While Carter later insisted his remarks had been taken out of context, the number of Cubans arriving on Florida's shores surged - including ''hundreds of men with glazed eyes, shaved heads and what appeared to be prison or hospital garb.'' Indeed, a majority of the immigrants were young men, many of whom had done jail time. That's not to say they were all hardened criminals. As Ojito points out, some had been put away for minor infractions like stealing a bicycle. Still, the enterprise was indelibly tainted in the eyes of the public. Carter announced that Mariel could proceed only if the Cubans were vetted before arriving in the United States. Castro refused to negotiate, and the boatlift was effectively shut down.

''Seventeen years, eight months and 10 days'' after she left Havana, Ojito, who'd been sent to Cuba to cover Pope John Paul II's 1998 visit, went to her old home, and decided to find and thank the captain of the Mañana, the boat that had ferried her to the United States. ''That quest became the impetus that led to these pages,'' she writes, ''the story of my journey -- from red-beret wearing Communist pioneer to a soaking wet, filthy refugee stepping onto the docks of Key West, too young and bewildered to fully comprehend the events that had swept me ashore and given me new life.

'' The book's title is a play on words: Ojito may literally have been finding the Tomorrow, but in the process she was coming to terms with the past. And in his own way, back in 1980, so was Mike Howell, the man who piloted Ojito to the United States.

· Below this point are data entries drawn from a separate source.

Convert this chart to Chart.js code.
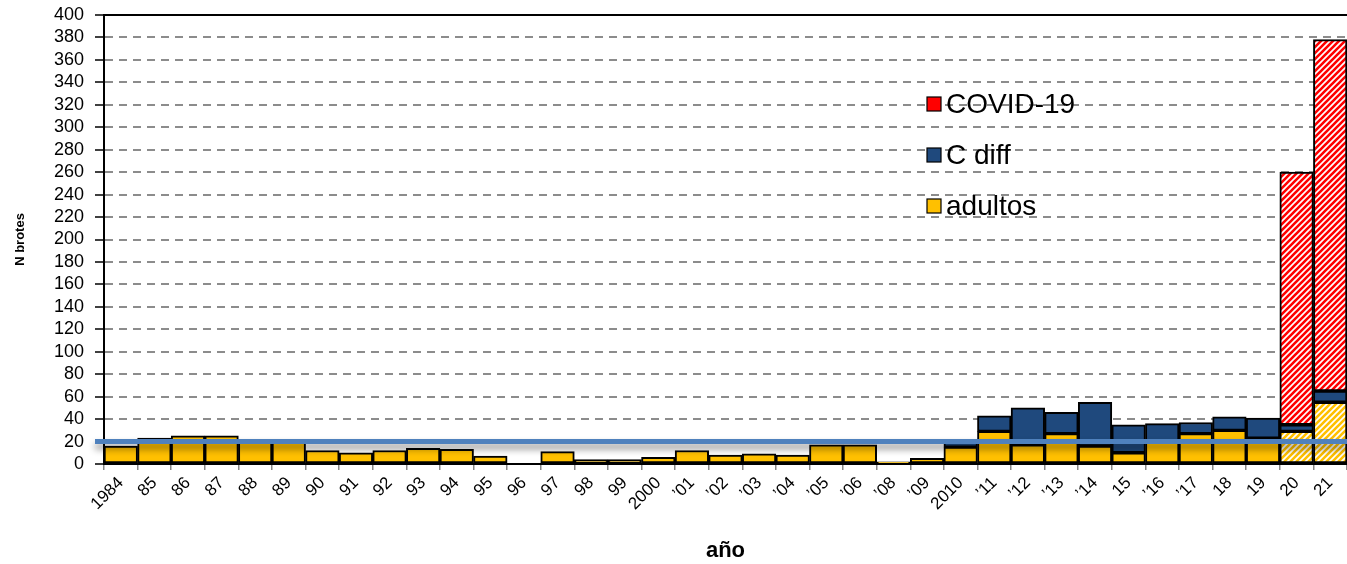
<!DOCTYPE html>
<html>
<head>
<meta charset="utf-8">
<script src="https://cdn.jsdelivr.net/npm/chart.js"></script>
<style>
  html, body { margin: 0; padding: 0; background: #fff; }
  #wrap { width: 1347px; height: 564px; }
</style>
</head>
<body>
<div id="wrap"><canvas id="grafico" width="1347" height="564"></canvas></div>
<script>
// datos
const anios = ['1984','85','86','87','88','89','90','91','92','93','94','95','96','97','98','99','2000',
  '\u201901','\u201902','\u201903','\u201904','\u201905','\u201906','\u201908','\u201909','2010',
  '\u201911','\u201912','\u201913','\u201914','15','\u201916','\u201917','18','19','20','21'];
const adultos = [16,23,25,25,20,20,12,10,12,14,13,7,0,11,4,4,6,12,8,9,8,17,17,2,5,15,29,17,27,16,10,20,27,30,23,29,55];
const cdiff = [null,null,null,null,null,null,null,null,null,null,null,null,null,null,null,null,null,null,null,null,null,null,null,null,null,
  5,14,33,19,39,25,16,10,12,18,6,10];
const covid = [null,null,null,null,null,null,null,null,null,null,null,null,null,null,null,null,null,null,null,null,null,null,null,null,null,
  null,null,null,null,null,null,null,null,null,null,225,313];
const referencia = 20;
const yTicks = [0,20,40,60,80,100,120,140,160,180,200,220,240,260,280,300,320,340,360,380,400];

const AMARILLO = '#FFC000';
const AZUL = '#1F497D';
const ROJO = '#FF0000';
const FUENTE = "'Liberation Sans', Arial, sans-serif";

// rayado diagonal para los anios provisionales
function rayado(color) {
  const c = document.createElement('canvas');
  c.width = 6; c.height = 6;
  const g = c.getContext('2d');
  g.fillStyle = '#fff';
  g.fillRect(0, 0, 6, 6);
  g.strokeStyle = color;
  g.lineWidth = 2.6;
  g.beginPath();
  g.moveTo(-1, 7); g.lineTo(7, -1);
  g.moveTo(-4, 4); g.lineTo(4, -4);
  g.moveTo(2, 10); g.lineTo(10, 2);
  g.stroke();
  return g.createPattern(c, 'repeat');
}
const rayaAmarilla = rayado(AMARILLO);
const rayaRoja = rayado(ROJO);

const coloresAdultos = anios.map((a, i) => i >= anios.length - 2 ? rayaAmarilla : AMARILLO);

// linea azul de referencia con sombra
const lineaReferencia = {
  id: 'lineaReferencia',
  afterDatasetsDraw(chart) {
    const ctx = chart.ctx;
    const y = chart.scales.y.getPixelForValue(referencia);
    ctx.save();
    ctx.shadowColor = 'rgba(0,0,0,0.45)';
    ctx.shadowBlur = 7;
    ctx.shadowOffsetY = 5;
    ctx.strokeStyle = '#4F81BD';
    ctx.lineWidth = 5;
    ctx.beginPath();
    ctx.moveTo(chart.chartArea.left - 9, y);
    ctx.lineTo(chart.width, y);
    ctx.stroke();
    ctx.restore();
  }
};

// leyenda dentro del area del grafico
const leyenda = {
  id: 'leyenda',
  afterDatasetsDraw(chart) {
    const ctx = chart.ctx;
    const items = [['COVID-19', ROJO], ['C diff', AZUL], ['adultos', AMARILLO]];
    ctx.save();
    ctx.font = '28px ' + FUENTE;
    ctx.textBaseline = 'middle';
    items.forEach((it, i) => {
      const y = 104 + i * 51;
      ctx.fillStyle = it[1];
      ctx.fillRect(927, y - 7, 14, 14);
      ctx.strokeStyle = '#000';
      ctx.lineWidth = 1.2;
      ctx.strokeRect(927, y - 7, 14, 14);
      ctx.fillStyle = '#000';
      ctx.fillText(it[0], 946, y + 1);
    });
    ctx.restore();
  }
};

const ctx = document.getElementById('grafico').getContext('2d');
const grafico = new Chart(ctx, {
  type: 'bar',
  data: {
    labels: anios,
    datasets: [
      { label: 'adultos', data: adultos, backgroundColor: coloresAdultos, borderColor: '#000', borderWidth: 2, borderSkipped: false },
      { label: 'C diff', data: cdiff, backgroundColor: AZUL, borderColor: '#000', borderWidth: 2, borderSkipped: false },
      { label: 'COVID-19', data: covid, backgroundColor: rayaRoja, borderColor: '#000', borderWidth: 2, borderSkipped: false }
    ]
  },
  options: {
    responsive: false,
    animation: false,
    layout: { padding: { top: 15, right: 0, left: 0, bottom: 0 } },
    datasets: { bar: { categoryPercentage: 1, barPercentage: 1 } },
    plugins: {
      legend: { display: false },
      tooltip: { enabled: false }
    },
    scales: {
      x: {
        stacked: true,
        grid: { offset: true, drawOnChartArea: false, color: '#888', tickLength: 6, lineWidth: 1.5 },
        border: { color: '#000', width: 2 },
        ticks: {
          autoSkip: false, minRotation: 45, maxRotation: 45, padding: 3,
          color: '#000', font: { family: FUENTE, size: 17 }
        },
        title: { display: true, text: 'año', color: '#000', font: { family: FUENTE, size: 22, weight: 'bold' }, padding: { top: 0, bottom: 0 } },
        afterFit(s) { s.height = 100; s.paddingRight = 0; }
      },
      y: {
        stacked: true,
        min: 0, max: 400,
        afterBuildTicks(s) { s.ticks = yTicks.map(v => ({ value: v })); },
        grid: {
          color: c => c.tick && c.tick.value === 400 ? '#000' : (c.tick && c.tick.value === 0 ? 'rgba(0,0,0,0)' : '#8c8c8c'),
          lineWidth: 2,
          tickLength: 9,
          tickColor: '#000',
          tickWidth: 1.5
        },
        border: {
          color: '#000', width: 2,
          dash: c => (c.type === 'tick' && c.tick.value !== 400) ? [8, 6] : []
        },
        ticks: { autoSkip: false, padding: 11, color: '#000', font: { family: FUENTE, size: 18 } },
        title: { display: true, text: 'N brotes', color: '#000', font: { family: FUENTE, size: 13, weight: 'bold' }, padding: { top: 13, bottom: 0 } },
        afterFit(s) { s.width = 104; s.paddingTop = 0; s.paddingBottom = 0; }
      }
    }
  },
  plugins: [lineaReferencia, leyenda]
});
</script>
</body>
</html>
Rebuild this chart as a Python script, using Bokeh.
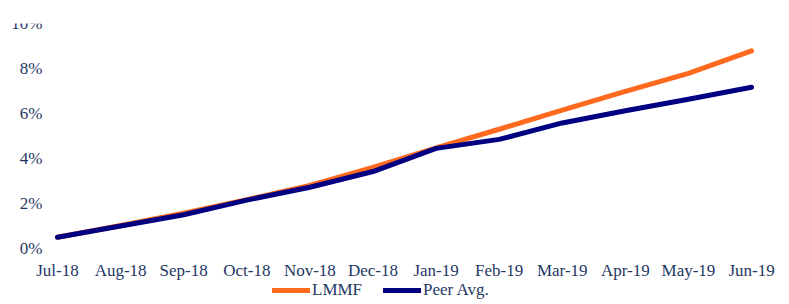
from bokeh.plotting import figure
from bokeh.models import Range1d, Legend, LegendItem
from bokeh.core.properties import value
from bokeh.embed import file_html
from bokeh.resources import INLINE

months = ["Jul-18", "Aug-18", "Sep-18", "Oct-18", "Nov-18", "Dec-18",
          "Jan-19", "Feb-19", "Mar-19", "Apr-19", "May-19", "Jun-19"]
lmmf = [0.50, 1.02, 1.57, 2.17, 2.80, 3.60, 4.47, 5.30, 6.15, 6.98, 7.78, 8.78]
peer = [0.50, 1.00, 1.50, 2.15, 2.72, 3.42, 4.45, 4.85, 5.58, 6.12, 6.63, 7.17]
y_ticks = [0, 2, 4, 6, 8, 10]
y_tick_labels = [f"{t}%" for t in y_ticks]

TEXT = "#1F3864"
FONT = "Liberation Serif"
ORANGE = "#FF6A1F"
NAVY = "#000080"

xs = list(range(len(months)))

# frame covers the whole chart area so that axis labels and legend are drawn inside it
p = figure(frame_width=775, frame_height=279, output_backend="svg", toolbar_location=None,
           x_range=Range1d(-0.9035, 11.38), y_range=Range1d(-2.4, 10),
           min_border_left=0, min_border_right=12, min_border_top=23, min_border_bottom=0)
p.outline_line_color = None
p.grid.visible = False
p.xaxis.visible = False
p.yaxis.visible = False

r1 = p.line(xs, lmmf, line_color=ORANGE, line_width=5, line_cap="round", line_join="round")
r2 = p.line(xs, peer, line_color=NAVY, line_width=5, line_cap="round", line_join="round")

# category labels (x axis)
label_y = -0.98
p.text(x=xs, y=[label_y] * len(xs), text=months,
       text_align="center", text_baseline="middle",
       text_font=value(FONT), text_font_size=value("17px"), text_color=TEXT)

# value labels (y axis)
label_x = -0.238
p.text(x=[label_x] * len(y_ticks), y=y_ticks, text=y_tick_labels,
       text_align="right", text_baseline="middle",
       text_font=value(FONT), text_font_size=value("17px"), text_color=TEXT)

legend = Legend(items=[LegendItem(label="LMMF", renderers=[r1]),
                       LegendItem(label="Peer Avg.", renderers=[r2])],
                orientation="horizontal", location=(272, 2),
                label_text_font=FONT, label_text_font_size="17px", label_text_color=TEXT,
                glyph_width=38, glyph_height=16, label_height=16, label_standoff=2,
                spacing=21, padding=0, margin=0,
                border_line_color=None, background_fill_alpha=0)
p.add_layout(legend, "center")

open("out.html", "w").write(file_html(p, INLINE))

A one-armed Vietnam veteran, he ''had always felt he lived in a hurry, as if someone had pushed the fast-forward button of his life story and walked away, leaving him to the mercy of the rushed, blurred images.'' Collecting the Ojitos and fellow Cuban refugees became a redemptive passage.

The most affecting sections of Ojito's narrative concern her immediate family. Her parents had always longed to relocate to the United States. ''After a while wanting to leave became a way of life,'' she recalls. ''My sister and I rarely got to wear our nicest outfits, because my mother saved them, pressed and covered in plastic,'' for the trip north. If the boatlift had been halted early on, it would have been ruinous for the Ojitos. Crazed crowds were attacking compadres who had publicly declared they wanted to leave. Mirta and her sister would have been barred from school; her father would have lost his state-assigned job as a truck driver.

Once in the United States, the Ojitos soon blended in. Her father works as a chauffeur; her mother recently retired as a factory worker. They are representative of the 97 percent of Marielitos who are taxpaying, law-abiding United States residents. Perhaps one sign of how fully they have integrated is their mixed view on immigration. About half say they wouldn't support another Cuban boatlift. The stigma surrounding Mariel may have dissipated. But even those who benefited enormously from coming to the United States are not eager to provide the opportunity to their former countrymen.